Our trip to Benares was very frequent. Anyone who came to visit us had to go to Benares, so year after year we would be making a trip. Each and every trip was memorable and it made us want to go back more. In spite of the crowd, there is some magic to the air and people there that made us love the place. One of my very favorite was the late night milk that we drink after taking a walk along the Ganges. The milk was boiled in the wide heavy pan and it kept simmering. At the end of the day, the simmering milk was almost close to the Khoa flavor and that was my favorite.
My parents were always foodies. They exactly knew where to go for good food when we are travelling and to this date they are the best source of information. After living a good part of our life in UP, our family was one such where we made loads of rotis and subzis along with the South Indian meals. Making chappatis is an art and my mother learned it from the best source and she passed it on to me. Our typical week here now has at least three days of roti’s.

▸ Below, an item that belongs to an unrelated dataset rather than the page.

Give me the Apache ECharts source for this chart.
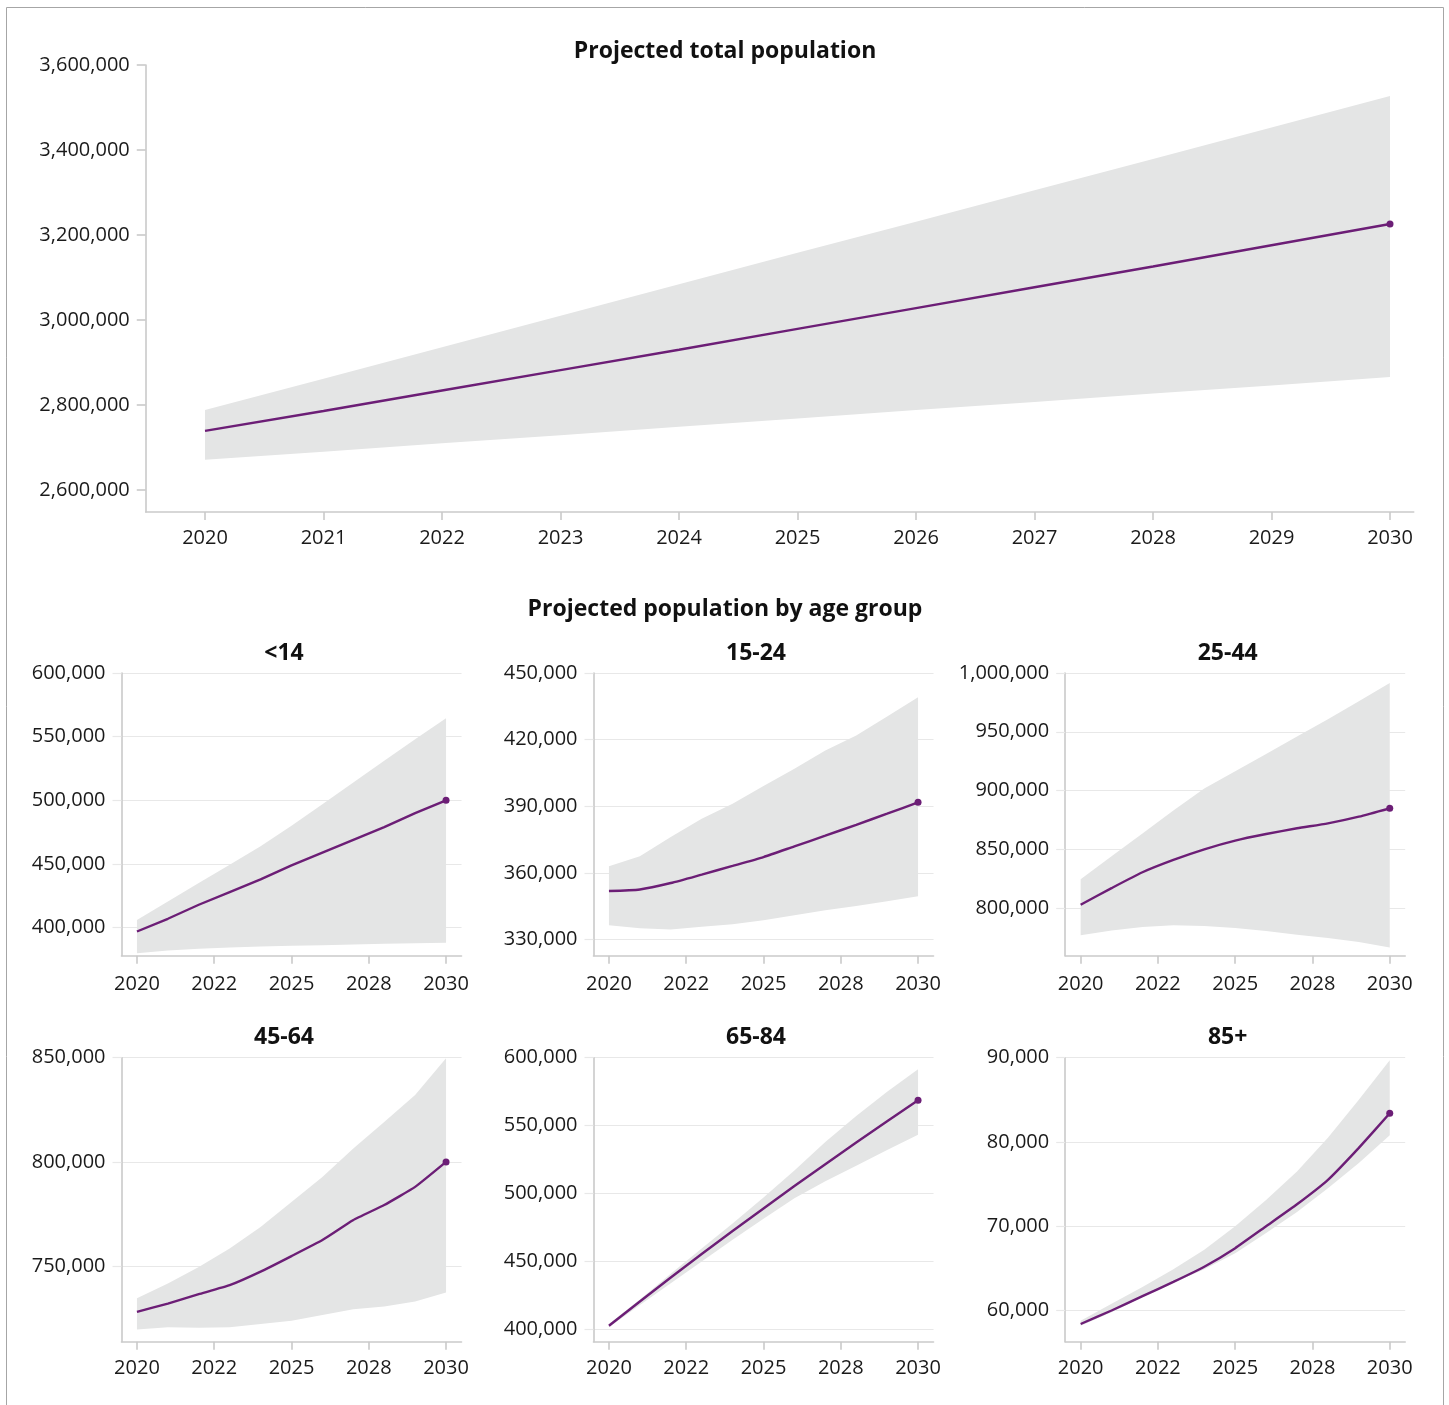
<!DOCTYPE html>
<html><head><meta charset="utf-8">
<script src="https://cdn.jsdelivr.net/npm/echarts@6/dist/echarts.min.js"></script>
<style>html,body{margin:0;padding:0;background:#fff}#c{width:1449px;height:1405px}</style>
</head><body><div id="c"></div>
<script>
// ---------- data ----------
const years = [2020, 2021, 2022, 2023, 2024, 2025, 2026, 2027, 2028, 2029, 2030];

const totalMid  = [2739000, 2786000, 2834000, 2882000, 2930000, 2979000, 3028000, 3077000, 3126000, 3176000, 3226000];
const totalHigh = [2788000, 2862000, 2936000, 3010000, 3084000, 3158000, 3231000, 3305000, 3379000, 3453000, 3527000];
const totalLow  = [2671000, 2690000, 2710000, 2729000, 2749000, 2768000, 2788000, 2807000, 2827000, 2846000, 2866000];

const u14Mid  = [397000, 407000, 418000, 428000, 438000, 449000, 459000, 469000, 479000, 490000, 500000];
const u14High = [406000, 420500, 435000, 449500, 464000, 480000, 497000, 514000, 531000, 548000, 564500];
const u14Low  = [380000, 382000, 383500, 384500, 385200, 385800, 386300, 386800, 387300, 387800, 388200];

const p15Mid  = [351900, 352600, 355500, 359300, 363200, 367200, 372000, 376800, 381700, 386700, 391800];
const p15High = [363000, 367500, 376200, 384400, 391200, 399100, 406900, 415100, 421900, 430400, 439100];
const p15Low  = [336500, 335200, 334600, 335800, 337000, 338800, 341000, 343300, 345200, 347300, 349500];

const p25Mid  = [802800, 817000, 830500, 841000, 850000, 857400, 863000, 867900, 872100, 877800, 884900];
const p25High = [824600, 844000, 863400, 883000, 901700, 916400, 931100, 945900, 960600, 975900, 991500];
const p25Low  = [776800, 781000, 783900, 785300, 784700, 783000, 780500, 777400, 774500, 771100, 766400];

const p45Mid  = [728000, 732000, 736500, 740800, 747300, 754800, 762500, 772100, 779300, 788000, 800000];
const p45High = [734600, 741600, 749600, 758400, 768800, 780800, 792800, 806400, 819200, 832100, 849700];
const p45Low  = [719600, 720600, 720400, 720600, 722200, 723800, 726500, 729300, 730600, 733000, 737300];

const p65Mid  = [402600, 420500, 438200, 455500, 472400, 489000, 505500, 521600, 537500, 553200, 568600];
const p65High = [404000, 422000, 441000, 459500, 478000, 497000, 517000, 538000, 557000, 575000, 591500];
const p65Low  = [401500, 418000, 434000, 450000, 466000, 481500, 496500, 509000, 520500, 532000, 543200];

const p85Mid  = [58400, 60000, 61700, 63400, 65200, 67400, 70000, 72600, 75500, 79300, 83400];
const p85High = [58800, 60800, 62800, 64900, 67200, 70000, 73100, 76500, 80500, 85000, 89700];
const p85Low  = [58200, 59800, 61600, 63300, 64900, 66800, 69200, 71700, 74500, 77500, 80800];

const totalYTicks = [2600000, 2800000, 3000000, 3200000, 3400000, 3600000];
const u14YTicks = [400000, 450000, 500000, 550000, 600000];
const p15YTicks = [330000, 360000, 390000, 420000, 450000];
const p25YTicks = [800000, 850000, 900000, 950000, 1000000];
const p45YTicks = [750000, 800000, 850000];
const p65YTicks = [400000, 450000, 500000, 550000, 600000];
const p85YTicks = [60000, 70000, 80000, 90000];

const totalXTicks = years;
const totalXLabels = ['2020', '2021', '2022', '2023', '2024', '2025', '2026', '2027', '2028', '2029', '2030'];
const panelXTicks = [2020, 2022.5, 2025, 2027.5, 2030];
const panelXLabels = ['2020', '2022', '2025', '2028', '2030'];

const mainTitle = 'Projected total population';
const subTitle = 'Projected population by age group';

// ---------- styling / layout ----------
const PURPLE = '#6c1e76';
const BAND = '#e4e5e5';
const AXIS = '#cacaca';
const GRIDC = '#e8e8e8';
const FONT = '"Open Sans", "Noto Sans", sans-serif';

const panels = [
  {name: '<14',   mid: u14Mid, low: u14Low, high: u14High, ticks: u14YTicks, min: 378000, max: 600000, col: 0, row: 0, smooth: false},
  {name: '15-24', mid: p15Mid, low: p15Low, high: p15High, ticks: p15YTicks, min: 322800, max: 450000, col: 1, row: 0, smooth: 0.2},
  {name: '25-44', mid: p25Mid, low: p25Low, high: p25High, ticks: p25YTicks, min: 759500, max: 1000000, col: 2, row: 0, smooth: 0.2},
  {name: '45-64', mid: p45Mid, low: p45Low, high: p45High, ticks: p45YTicks, min: 713700, max: 850000, col: 0, row: 1, smooth: 0.12},
  {name: '65-84', mid: p65Mid, low: p65Low, high: p65High, ticks: p65YTicks, min: 390900, max: 600000, col: 1, row: 1, smooth: false},
  {name: '85+',   mid: p85Mid, low: p85Low, high: p85High, ticks: p85YTicks, min: 56300, max: 90000, col: 2, row: 1, smooth: 0.12}
];
const colLeft = [121.5, 593.5, 1065.2];
const rowTop = [673, 1057.7];
const rowH = [282.7, 284];
const panelW = 340;

const fmt = v => Number(v).toLocaleString('en-US');
const labelFor = (ticks, labels) => v => {
  for (let i = 0; i < ticks.length; i++) if (Math.abs(ticks[i] - v) < 1e-6) return labels[i];
  return '';
};

const grids = [], xAxes = [], yAxes = [], series = [], graphics = [];

function addPanel(idx, cfg) {
  grids.push(cfg.grid);
  xAxes.push({
    type: 'value', gridIndex: idx, min: cfg.xmin, max: cfg.xmax,
    axisLine: {show: true, lineStyle: {color: AXIS, width: 1.6}},
    axisTick: {show: true, length: 8, lineStyle: {color: AXIS, width: 1.6}, customValues: cfg.xTicks},
    axisLabel: {show: true, margin: cfg.xMargin, fontSize: 20, fontFamily: FONT, color: '#1a1a1a',
      customValues: cfg.xTicks, formatter: labelFor(cfg.xTicks, cfg.xLabels)},
    splitLine: {show: false}
  });
  yAxes.push({
    type: 'value', gridIndex: idx, min: cfg.ymin, max: cfg.ymax,
    axisLine: {show: true, lineStyle: {color: AXIS, width: 1.6}},
    axisTick: {show: true, length: 9, lineStyle: {color: cfg.gridLines ? GRIDC : AXIS, width: cfg.gridLines ? 1.2 : 1.6}, customValues: cfg.yTicks},
    axisLabel: {show: true, margin: 16, fontSize: 20, fontFamily: FONT, color: '#1a1a1a',
      customValues: cfg.yTicks, formatter: fmt},
    splitLine: {show: !!cfg.gridLines, lineStyle: {color: GRIDC, width: 1.2}}
  });
  // uncertainty band: one polygon through the (year, high) points and back along (year, low)
  const bandData = years.map((y, i) => [y, cfg.low[i], cfg.high[i]]);
  series.push({
    type: 'custom', xAxisIndex: idx, yAxisIndex: idx, data: bandData,
    encode: {x: 0, y: [1, 2]}, silent: true, z: 1,
    renderItem: (params, api) => {
      if (params.dataIndex !== 0) return null;
      const top = bandData.map(d => api.coord([d[0], d[2]]));
      const bot = bandData.map(d => api.coord([d[0], d[1]])).reverse();
      return {type: 'polygon', shape: {points: top.concat(bot)}, style: {fill: BAND}, silent: true};
    }
  });
  const last = years.length - 1;
  series.push({
    type: 'line', xAxisIndex: idx, yAxisIndex: idx, data: years.map((y, i) => [y, cfg.mid[i]]),
    smooth: cfg.smooth, symbol: 'circle', showSymbol: true, showAllSymbol: true,
    symbolSize: (v, p) => (p.dataIndex === last ? 7 : 0),
    itemStyle: {color: PURPLE}, lineStyle: {color: PURPLE, width: 2.4}, z: 3
  });
}

// top panel
addPanel(0, {
  grid: {left: 145.75, top: 65, width: 118.5 * 10.7, height: 447},
  xmin: 2019.5, xmax: 2030.2, xTicks: totalXTicks, xLabels: totalXLabels, xMargin: 16,
  ymin: 2548235, ymax: 3600000, yTicks: totalYTicks, gridLines: false,
  mid: totalMid, low: totalLow, high: totalHigh, smooth: false
});

panels.forEach((p, k) => {
  addPanel(k + 1, {
    grid: {left: colLeft[p.col], top: rowTop[p.row], width: panelW, height: rowH[p.row]},
    xmin: 2019.5, xmax: 2030.5, xTicks: panelXTicks, xLabels: panelXLabels, xMargin: p.row === 0 ? 19 : 17,
    ymin: p.min, ymax: p.max, yTicks: p.ticks, gridLines: true,
    mid: p.mid, low: p.low, high: p.high, smooth: p.smooth
  });
  graphics.push({
    type: 'text', x: colLeft[p.col] + 0.5 + 162, y: rowTop[p.row] - 20,
    style: {text: p.name, font: 'bold 23px ' + FONT, fill: '#111', textAlign: 'center', textVerticalAlign: 'middle'}
  });
});

graphics.push({
  type: 'rect', shape: {x: 6.5, y: 7.5, width: 1437, height: 1420},
  style: {fill: null, stroke: '#a6a6a6', lineWidth: 1}, z: -1, silent: true
});
graphics.push({
  type: 'text', x: 725, y: 51,
  style: {text: mainTitle, font: 'bold 23px ' + FONT, fill: '#111', textAlign: 'center', textVerticalAlign: 'middle'}
});
graphics.push({
  type: 'text', x: 725, y: 609,
  style: {text: subTitle, font: 'bold 23px ' + FONT, fill: '#111', textAlign: 'center', textVerticalAlign: 'middle'}
});

const chart = echarts.init(document.getElementById('c'), null, {renderer: 'canvas'});
chart.setOption({
  backgroundColor: '#fff',
  animation: false,
  grid: grids,
  xAxis: xAxes,
  yAxis: yAxes,
  series: series,
  graphic: graphics
});
</script>
</body></html>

Something that I have to mention is our long train trips year after year back to Chennai for summer vacation. We always used to plan the trip with 3 or 4 other Tamil speaking families and we go back together after the exams. The amount of fun we used to have during the trip is something I am afraid my kids would never experience. Our initial years had us carrying the earthen pot with long neck as a water bottle which followed by few years of the Milton water cooler. We used to carry loads of food to keep us filled up for the 2 days train journey and (more), but still would end up buying all sort of goodies that were sold in the platform and in the train. As we neared Chennai, the train would invariably take an unexpected long wait near the basin bridge station (because invariably the trains would arrive late and it has to wait to get signal clearance). I would be so eager to see my grandparents and rest of the family that I will be fighting with everyone to get a window seat to look out. After a long painful wait, the joy of the train moving and slowly approaching the Chennai station always got my heart pumping. I would fight to be the first one to spot who has come to the station to pick us up (remember we had no cell phones those days and our last communication with the family was at least 3 days back).
In one such train trip going back to Kanpur from Lucknow, I fell off the upper berth (I was not sleeping, but playing in the upper berth with my friends). I broke my left wrist (which we were not aware of then) and was in immense pain for the remainder of 2 complete days of our trip. My mother who thought that I had a sprained wrist massaged me with tiger balm and iodex and thanks to that, I also ended up dislocating the broken bone. That was one miserable trip back.
This post has bought back many memories from my childhood. This post is a dedication to all the people I knew during my stay in one of the most lovely place. I made a mini Thaali for the state. The thaali has no onion, no garlic dishes that is typical of what I ate during special occasions. I have to extend my special thanks to Anjana aunty of Maayeka who has some wonderful North Indian recipes in her space. All her dishes are no onion, no garlic recipes and my thaali was inspired by her recipes.
The menu today is – (I have posted the recipes individually for ease and please click on the pictures below each dish to take you to the recipe)
- Aloo ka halwa – Potato halwa
- UP style Mango Tuvar dal – A simple dal made with raw mangoes and lentils
- Benarasi Aloo matar / Rasedar Aloo Matar – A simple subzi made with potatoes and green peas
- Hari Mirch ki Tipore – A quick and easy Green chili pickle
- Puri /Poori
- Kesar Malai lassi
This is a very quick halwa and made during fasting. Navarathri is one time when this is frequently made in the UP houses. This halwa could also be made with sweet potatoes instead, which is what I am going to try next. Be sure to fry the potatoes in ghee in low flame to ensure that all the raw smell of the vegetable goes away.
This recipe is made with tuvar dal which is the one frequently used in the South Indian cuisine for making sambhar and rasam. The seasonings are very simple and add a lot of flavor to the dal. I have used raw mango to add the tangy element to the dal. If raw mangoes are not in season, then omit that and add lemon juice at the end to the dal.
A very simple recipe which combines potatoes and peas in a tomato based gravy. This is one recipe that always amazes me with its flavor. This is a perfect example of how bringing together simple ingredients gives way to wonderful flavors.
I was always a fan of green chili pickle and this one tops my list. I will be planting extra chilies this year to make this as often as I can. Simple and quick to make, this pickle is a perfect accompaniment with dal and chawal or poori and subzi.
Deep fried Indian bread, which is absolutely kid’s friendly.
Kesar malai lassi –
Sweet lassi made with yogurt, cream and saffron threads. Blend together all the ingredients and you have a magic in your hand. It is the perfect drink for the hot summer.